Look through the records below and collect all lines that hold the string "matplotlib".

• Information supplied:

□ □ □ □ □ □ □

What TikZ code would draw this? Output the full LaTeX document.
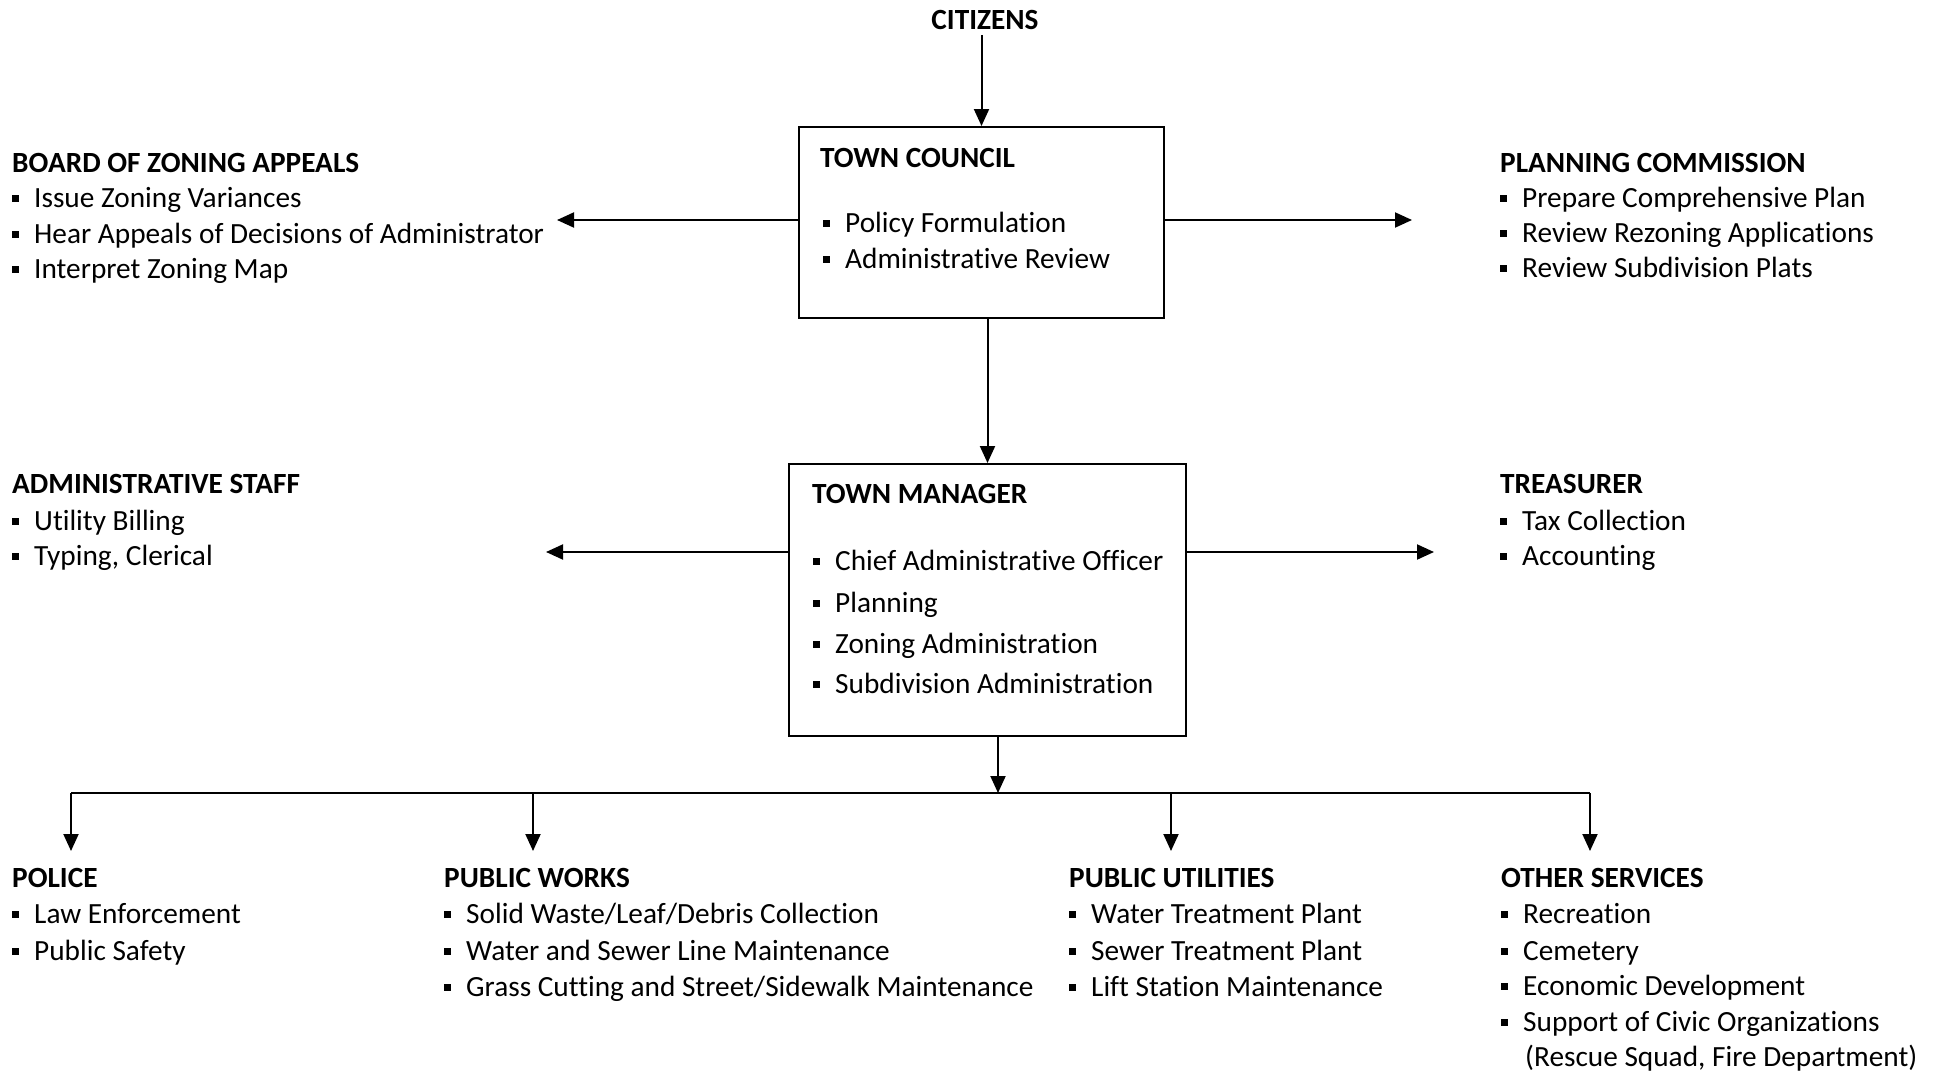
\documentclass[tikz,border=0pt]{standalone}
\usepackage{fontspec}
\setmainfont{Carlito}[Ligatures={NoCommon}]
\usetikzlibrary{arrows.meta}
\newcommand{\bul}{\rule[5.5pt]{6.5pt}{6.5pt}\hspace{15.5pt}}

\begin{document}
\begin{tikzpicture}[x=1pt, y=-1pt,
    txt/.style={anchor=base west, inner sep=0pt, font=\fontsize{29.3}{34}\selectfont},
    head/.style={txt, font=\fontsize{29.3}{34}\selectfont\bfseries},
    box/.style={draw, line width=2pt, inner sep=0pt},
    arr/.style={line width=2pt, -{Triangle[length=17pt, width=15pt]}}]
  \useasboundingbox (0,0) rectangle (1944,1073);
  % top
  \node[head, anchor=base] (citizens) at (985,30) {CITIZENS};
  \node[box, minimum width=365pt, minimum height=191pt] (council) at (981.5,222.5) {};
  \node[head] (council title) at (820,167) {TOWN COUNCIL};
  \node[txt] (council a) at (823,232) {\bul Policy Formulation};
  \node[txt] (council b) at (823,268) {\bul Administrative Review};
  \node[box, minimum width=397pt, minimum height=272pt] (manager) at (987.5,600) {};
  \node[head] (manager title) at (812,503) {TOWN MANAGER};
  \node[txt] (manager a) at (813,570) {\bul Chief Administrative Officer};
  \node[txt] (manager b) at (813,612) {\bul Planning};
  \node[txt] (manager c) at (813,653) {\bul Zoning Administration};
  \node[txt] (manager d) at (813,693) {\bul Subdivision Administration};
  % left and right groups
  \node[head] (zoning title) at (12,172) {BOARD OF ZONING APPEALS};
  \node[txt] (zoning a) at (12,207) {\bul Issue Zoning Variances};
  \node[txt] (zoning b) at (12,243) {\bul Hear Appeals of Decisions of Administrator};
  \node[txt] (zoning c) at (12,278) {\bul Interpret Zoning Map};
  \node[head] (staff title) at (12,493) {ADMINISTRATIVE STAFF};
  \node[txt] (staff a) at (12,530) {\bul Utility Billing};
  \node[txt] (staff b) at (12,565) {\bul Typing, Clerical};
  \node[head] (planning title) at (1500,172) {PLANNING COMMISSION};
  \node[txt] (planning a) at (1500,207) {\bul Prepare Comprehensive Plan};
  \node[txt] (planning b) at (1500,242) {\bul Review Rezoning Applications};
  \node[txt] (planning c) at (1500,277) {\bul Review Subdivision Plats};
  \node[head] (treasurer title) at (1500,493) {TREASURER};
  \node[txt] (treasurer a) at (1500,530) {\bul Tax Collection};
  \node[txt] (treasurer b) at (1500,565) {\bul Accounting};
  % departments
  \node[head] (police title) at (12,887) {POLICE};
  \node[txt] (police a) at (12,923) {\bul Law Enforcement};
  \node[txt] (police b) at (12,960) {\bul Public Safety};
  \node[head] (works title) at (444,887) {PUBLIC WORKS};
  \node[txt] (works a) at (444,923) {\bul Solid Waste/Leaf/Debris Collection};
  \node[txt] (works b) at (444,960) {\bul Water and Sewer Line Maintenance};
  \node[txt] (works c) at (444,996) {\bul Grass Cutting and Street/Sidewalk Maintenance};
  \node[head] (utilities title) at (1069,887) {PUBLIC UTILITIES};
  \node[txt] (utilities a) at (1069,923) {\bul Water Treatment Plant};
  \node[txt] (utilities b) at (1069,960) {\bul Sewer Treatment Plant};
  \node[txt] (utilities c) at (1069,996) {\bul Lift Station Maintenance};
  \node[head] (other title) at (1501,887) {OTHER SERVICES};
  \node[txt] (other a) at (1501,923) {\bul Recreation};
  \node[txt] (other b) at (1501,960) {\bul Cemetery};
  \node[txt] (other c) at (1501,995) {\bul Economic Development};
  \node[txt] (other d) at (1501,1031) {\bul Support of Civic Organizations};
  \node[txt] (other e) at (1525,1066) {(Rescue Squad, Fire Department)};
  % connectors
  \coordinate (zoning) at (557,220);
  \coordinate (planning) at (1412,220);
  \coordinate (staff) at (546,552);
  \coordinate (treasurer) at (1434,552);
  \coordinate (bus) at (998,793);
  \coordinate (bus left) at (71,793);
  \coordinate (bus right) at (1590,793);
  \coordinate (police) at (71,851);
  \coordinate (works) at (533,851);
  \coordinate (utilities) at (1171,851);
  \coordinate (other) at (1590,851);
  \draw[arr] (council.north |- 0,35) -- (council.north);
  \draw[arr] (council.west |- zoning) -- (zoning);
  \draw[arr] (council.east |- planning) -- (planning);
  \draw[arr] (council.south -| manager.north) -- (manager.north);
  \draw[arr] (manager.west |- staff) -- (staff);
  \draw[arr] (manager.east |- treasurer) -- (treasurer);
  \draw[arr] (manager.south -| bus) -- (bus);
  \draw[line width=2pt] (bus left) -- (bus right);
  \draw[arr] (bus left) -- (police);
  \draw[arr] (works |- bus) -- (works);
  \draw[arr] (utilities |- bus) -- (utilities);
  \draw[arr] (bus right) -- (other);
\end{tikzpicture}
\end{document}
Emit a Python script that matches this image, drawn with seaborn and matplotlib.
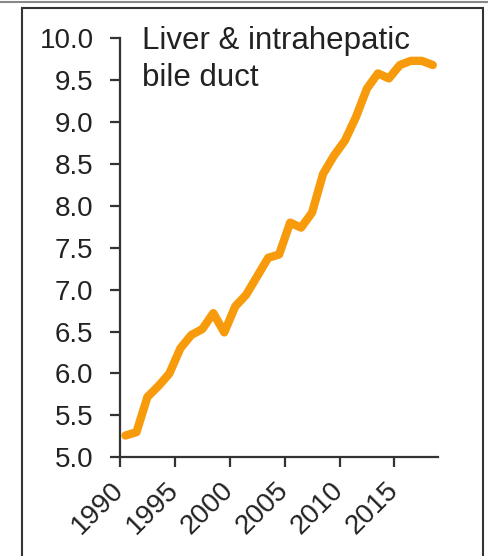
import matplotlib
matplotlib.use("Agg")
import matplotlib.pyplot as plt
import matplotlib.patches as mpatches
import matplotlib.lines as mlines
import matplotlib.transforms as mtransforms
import numpy as np
import pandas as pd
import seaborn as sns

years = list(range(1990, 2019))
rates = [5.26, 5.30, 5.72, 5.85, 6.00, 6.30, 6.46, 6.53, 6.72, 6.49,
         6.80, 6.94, 7.16, 7.38, 7.42, 7.80, 7.74, 7.92, 8.38, 8.60,
         8.78, 9.06, 9.40, 9.58, 9.52, 9.68, 9.73, 9.73, 9.68]
tick_years = [1990, 1995, 2000, 2005, 2010, 2015]
y_ticks = [5.0, 5.5, 6.0, 6.5, 7.0, 7.5, 8.0, 8.5, 9.0, 9.5, 10.0]
title = "Liver & intrahepatic\nbile duct"

sns.set_style("white")
plt.rcParams['font.family'] = ['Liberation Sans', 'DejaVu Sans']

df = pd.DataFrame({"year": years, "rate": rates})
# excel-style category axis: points sit mid-category
df["pos"] = df["year"] + 0.5

fig = plt.figure(figsize=(4.89, 5.56), dpi=100)
ax = fig.add_axes([0.2454, 0.1775, 0.8963 - 0.2454, 0.9313 - 0.1775])

sns.lineplot(data=df, x="pos", y="rate", color="#F79B0C", linewidth=6,
             ax=ax, legend=False, solid_capstyle="round", solid_joinstyle="round")

ax.set_xlim(1990, 2019)
ax.set_ylim(5.0, 10.0)
ax.set_xticks(tick_years)
ax.set_xticklabels([str(t) for t in tick_years], rotation=45, ha="right", va="center",
                   rotation_mode="anchor", fontsize=20, color="#222222")
shift = mtransforms.ScaledTranslation(4 / 100, -2 / 100, fig.dpi_scale_trans)
for lab in ax.get_xticklabels():
    lab.set_transform(lab.get_transform() + shift)
ax.set_yticks(y_ticks)
ax.set_yticklabels([f"{v:.1f}" for v in y_ticks], fontsize=20, color="#222222")
ax.set_xlabel("")
ax.set_ylabel("")

for s in ["top", "right"]:
    ax.spines[s].set_visible(False)
for s in ["left", "bottom"]:
    ax.spines[s].set_color("#333333")
    ax.spines[s].set_linewidth(1.6)
ax.tick_params(axis="both", direction="out", length=7, width=1.6,
               color="#333333", left=True, bottom=True)
ax.tick_params(axis="y", pad=12)
ax.tick_params(axis="x", pad=14)

ax.text(0.07, 1.03, title, transform=ax.transAxes, ha="left", va="top",
        fontsize=22.5, color="#222222", linespacing=1.32)

# outer panel frame and the grey line above it
fig.patches.append(mpatches.Rectangle((22 / 489, -0.05), (483.5 - 22) / 489,
                                      1.05 - 8 / 556, transform=fig.transFigure,
                                      fill=False, edgecolor="#333333", linewidth=1.5))
fig.lines.append(mlines.Line2D([0, 1], [1 - 1.5 / 556, 1 - 1.5 / 556],
                               transform=fig.transFigure, color="#888888", linewidth=1.5))

fig.savefig("out.png", dpi=100)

□ □ □ □ □ □ □

• Task answer:
Emit a Python script that matches this image, drawn with seaborn and matplotlib.
import matplotlib
matplotlib.use("Agg")
import matplotlib.pyplot as plt
import matplotlib.patches as mpatches
import matplotlib.lines as mlines
import matplotlib.transforms as mtransforms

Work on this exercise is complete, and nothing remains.